Toutefois, ainsi que l'a retenu le tribunal judiciaire de Paris par des motifs exacts et pertinents que la cour adopte, Mme [W] [T] [M] ne peut pas utilement opposer au ministère public l'autorité de chose jugée attachée à ce jugement, au sens de l'article 1355 du code civil qui énonce que « l'autorité de la chose jugée n'a lieu qu'à l'égard de ce qui a fait l'objet d'un jugement. Il faut que la chose demande soit la même ; que la demande soit fondée sur la même cause ; que la demande soit entre les mêmes parties et formée par elles et contre elles en la même qualité ».

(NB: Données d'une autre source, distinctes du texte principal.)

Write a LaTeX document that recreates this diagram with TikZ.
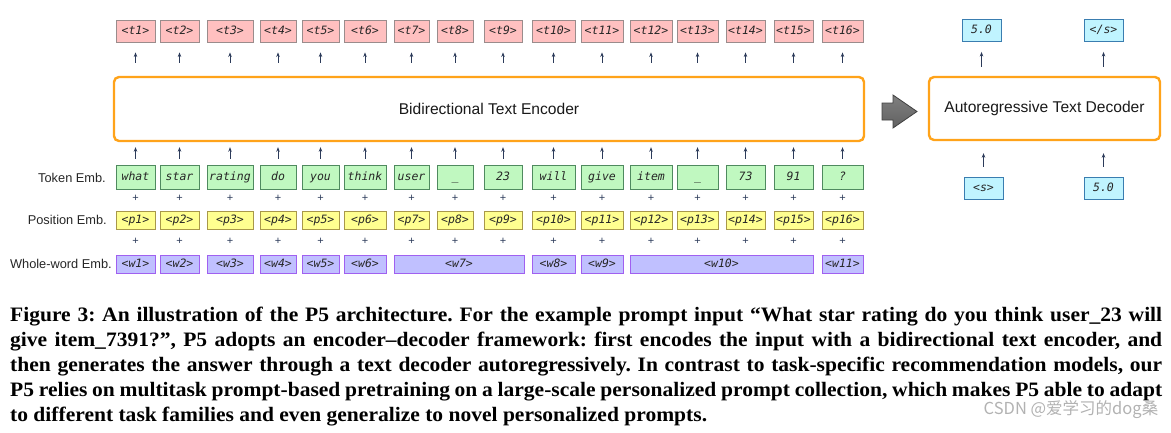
\documentclass[tikz,border=0pt]{standalone}
\usepackage{fontspec}
\setmainfont{Liberation Serif}[FakeStretch=1.05]
\setsansfont{Liberation Sans}
\newfontfamily\tokfont{DejaVu Sans Mono}
\newfontfamily\markfont{Noto Sans CJK SC}
\usetikzlibrary{arrows.meta}
\definecolor{outfill}{HTML}{FFC0C0}
\definecolor{outline}{HTML}{9A8C8C}
\definecolor{tokfill}{HTML}{C0F8C0}
\definecolor{tokline}{HTML}{4F8A5F}
\definecolor{posfill}{HTML}{FFFF90}
\definecolor{posline}{HTML}{A8984A}
\definecolor{wordfill}{HTML}{C0C0FF}
\definecolor{wordline}{HTML}{A060F0}
\definecolor{decfill}{HTML}{C0F4FF}
\definecolor{decline}{HTML}{3A7DB0}
\definecolor{coderline}{HTML}{FFA31A}
\definecolor{arrowc}{HTML}{2C3B5A}
\begin{document}
\begin{tikzpicture}[x=1pt,y=-1pt,
  box/.style={draw,line width=0.9pt,inner sep=0pt,text height=8.5pt,text depth=2.5pt,text=black!85,font=\tokfont\itshape\fontsize{11.5}{13}\selectfont},
  outbox/.style={box,draw=outline,fill=outfill,minimum height=22pt},
  tokbox/.style={box,draw=tokline,fill=tokfill,minimum height=24pt},
  posbox/.style={box,draw=posline,fill=posfill,minimum height=18pt},
  wordbox/.style={box,draw=wordline,fill=wordfill,minimum height=18pt},
  decbox/.style={box,draw=decline,fill=decfill,minimum height=22pt,minimum width=39pt},
  coder/.style={draw=coderline,line width=2.4pt,rounded corners=5pt,font=\sffamily\fontsize{15.6}{18}\selectfont,text=black!90},
  uparrow/.style={draw=arrowc,line width=0.8pt,-{Stealth[length=4.5pt,width=3.5pt]}},
  plus/.style={inner sep=0pt,text=arrowc,font=\sffamily\fontsize{11}{11}\selectfont},
  rowlabel/.style={anchor=east,inner sep=0pt,text=black!85,font=\sffamily\fontsize{12.8}{15}\selectfont},
  flowarrow/.style={draw=black!75,line width=0.8pt,top color=black!50,bottom color=black!62}]
\useasboundingbox (0,0) rectangle (1171,432);
\def\yt{31}
\def\yk{177}
\def\yp{220}
\def\yw{264}

% encoder and decoder
\node[coder,minimum width=750pt,minimum height=64pt] (enc) at (489,109) {Bidirectional Text Encoder};
\node[coder,minimum width=231pt,minimum height=63pt] (dec) at (1044.5,108.5) {Autoregressive Text Decoder};
\draw[flowarrow] (882,103) -- (893,103) -- (893,95) -- (917,111.5) -- (893,128) -- (893,120) -- (882,120) -- cycle;

% row labels
\node[rowlabel] (lk) at (106,178) {Token Emb.};
\node[rowlabel] (lp) at (107,220) {Position Emb.};
\node[rowlabel] (lw) at (112,264) {Whole-word Emb.};

% columns
\foreach \i/\cx/\w/\tok in {1/135.5/39/what,2/179.5/39/star,3/230/46/rating,4/278/36/do,
  5/320.5/37/you,6/365/42/think,7/411.5/35/user,8/455/36/\_,9/503/38/23,10/553.5/43/will,
  11/602/42/give,12/651/42/item,13/697.5/41/\_,14/745.5/39/73,15/793.5/39/91,16/842.5/41/?}{
  \node[outbox,minimum width=\w] (t\i) at (\cx,\yt) {<t\i>};
  \node[tokbox,minimum width=\w] (k\i) at (\cx,\yk) {\tok};
  \node[posbox,minimum width=\w] (p\i) at (\cx,\yp) {<p\i>};
  \node[plus] (a\i) at (\cx,198) {+};
  \node[plus] (b\i) at (\cx,241) {+};
  \draw[uparrow,shorten <=6pt,shorten >=5pt] (k\i.north) -- (k\i.north |- enc.south);
  \draw[uparrow,shorten <=13pt,shorten >=10pt] (t\i.south |- enc.north) -- (t\i.south);
}

% whole-word embeddings
\node[wordbox,minimum width=39] (w1) at (135.5,\yw) {<w1>};
\node[wordbox,minimum width=39] (w2) at (179.5,\yw) {<w2>};
\node[wordbox,minimum width=46] (w3) at (230,\yw) {<w3>};
\node[wordbox,minimum width=36] (w4) at (278,\yw) {<w4>};
\node[wordbox,minimum width=37] (w5) at (320.5,\yw) {<w5>};
\node[wordbox,minimum width=42] (w6) at (365,\yw) {<w6>};
\node[wordbox,minimum width=130] (w7) at (459,\yw) {<w7>};
\node[wordbox,minimum width=43] (w8) at (553.5,\yw) {<w8>};
\node[wordbox,minimum width=42] (w9) at (602,\yw) {<w9>};
\node[wordbox,minimum width=183] (w10) at (721.5,\yw) {<w10>};
\node[wordbox,minimum width=41] (w11) at (842.5,\yw) {<w11>};

% decoder side
\node[decbox] (o1) at (981.5,30.5) {5.0};
\node[decbox] (o2) at (1103.5,30.5) {</s>};
\node[decbox] (i1) at (983.5,188) {<s>};
\node[decbox] (i2) at (1103.5,188) {5.0};
\draw[uparrow,shorten <=10pt,shorten >=12pt] (i1.north) -- (i1.north |- dec.south);
\draw[uparrow,shorten <=10pt,shorten >=12pt] (i2.north) -- (i2.north |- dec.south);
\draw[uparrow,shorten <=9pt,shorten >=10pt] (o1.south |- dec.north) -- (o1.south);
\draw[uparrow,shorten <=9pt,shorten >=10pt] (o2.south |- dec.north) -- (o2.south);

% caption
\node[anchor=north west,inner sep=0pt,text width=1152pt,align=justify,font=\bfseries\fontsize{20.5}{25}\selectfont\frenchspacing] (caption) at (10,307)
{Figure 3: An illustration of the P5 architecture. For the example prompt input “What star rating do you think user\_23 will\linebreak
give item\_7391?”, P5 adopts an encoder–decoder framework: first encodes the input with a bidirectional text encoder, and\linebreak
then generates the answer through a text decoder autoregressively. In contrast to task-specific recommendation models, our\linebreak
P5 relies on multitask prompt-based pretraining on a large-scale personalized prompt collection, which makes P5 able to adapt\linebreak
to different task families and even generalize to novel personalized prompts.};
\node[text=black!30,inner sep=0pt,font=\markfont\fontsize{16.5}{16.5}\selectfont] (mark) at (1071,410) {CSDN @爱学习的dog桑};
\end{tikzpicture}
\end{document}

En effet, les deux procédures, devant le tribunal de grande instance de Nantes et devant le tribunal judiciaire de Paris puis devant cette cour, n'ont ni le même objet ni la même cause. La première procédure visait l'obtention de la délivrance d'une copie d'acte de naissance, alors que la seconde concerne la nationalité de Mme [W] [T] [M], étant précisé que le dispositif du jugement du 24 novembre 2016 n'a pas jugé que son acte de naissance est probant.

Sur la contestation du certificat de nationalité française

Le ministère public soutient que le certificat de nationalité française délivré à Mme [W] [T] [M] l'a été à tort.

Il doit en apporter la preuve en application de l'article 30 du code civil, étant précisé que la force probante d'un certificat de nationalité française dépend des documents qui ont servi à l'établir et si le ministère public prouve que ce certificat a été délivré à tort à l'intéressée ou sur la base d'actes erronés, ce certificat perd toute force probante.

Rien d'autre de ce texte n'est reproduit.